G. S. : Je n’en sais rien. Je pense que, quand on a des ouailles autour de soi comme ce fut le cas de Bouteflika en Algérie, qui tous les jours vous disent : « Président, si tu n’y vas pas, le système va s’écrouler, on va tous tomber ». Je pense que monsieur Ouattara peut être pris dans l’hésitation.
C. B. : Depuis la rupture entre Alassane Ouattara et l’ancien président Henri Konan Bédié [de 1993 à 1999], vous avez vu ce dernier, le président Bédié à plusieurs reprises, il y a encore un mois. Y a-t-il un accord de désistement entre vous deux pour le deuxième tour de 2020 ?

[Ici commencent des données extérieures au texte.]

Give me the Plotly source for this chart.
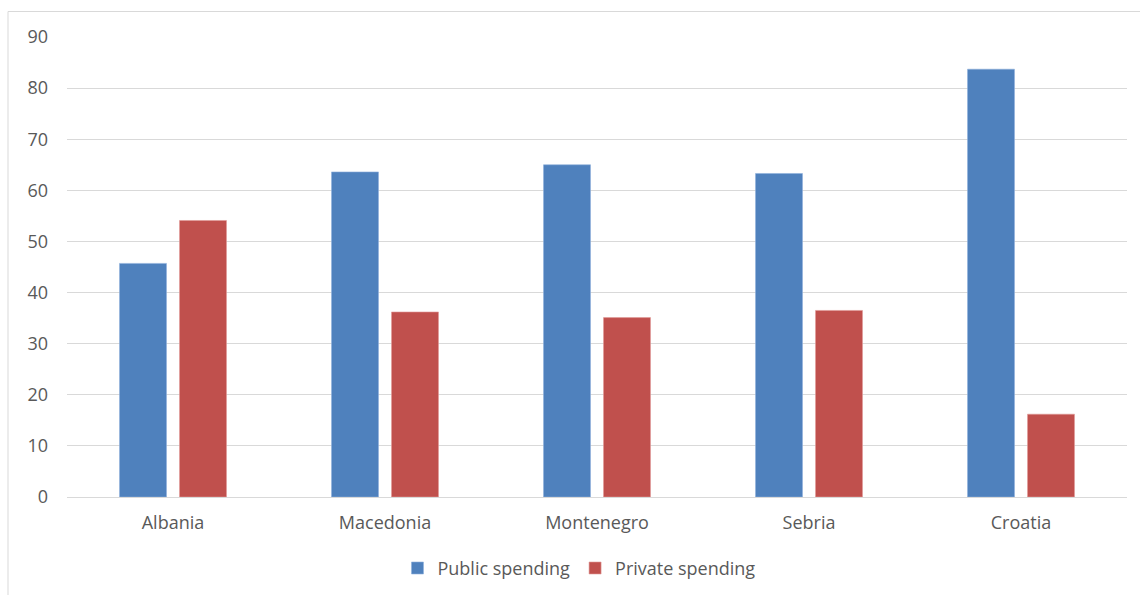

G. S. : Avec le président Bédié, nous avons échangé, et longuement parlé d’ailleurs, et je dois m’en réjouir, m’en féliciter du soutien qu’il m’a apporté. Le principe est très net et je pense qu’il est démocratique. Tous ceux en Côte d’Ivoire qui veulent aller à l’élection présidentielle, qu’ils aillent. Qu’ils soient tous candidats. Et au second tour, nous qui sommes dans l’opposition, nous nous mettrons d’accord pour soutenir celui qui sera le mieux placé d’entre nous.
M. F. : Après son acquittement en première instance à la Cour pénale internationale, Laurent Gbagbo a rencontré Henri Konan Bédié, mais il ne vous a pas reçu. Pourquoi est-ce qu’il ne vous reçoit pas ? Il ne veut pas vous recevoir ?
G. S. : Cela, je n’en sais rien. Ce que je peux vous révéler par contre, c’est que vous avons des contacts par personnes interposées. Voilà.
M. F. : Et vous allez le voir bientôt ?
G. S. : J’ai toujours dit que si le président Laurent Gbagbo était disposé à me rencontrer, je ne verrais aucun inconvénient.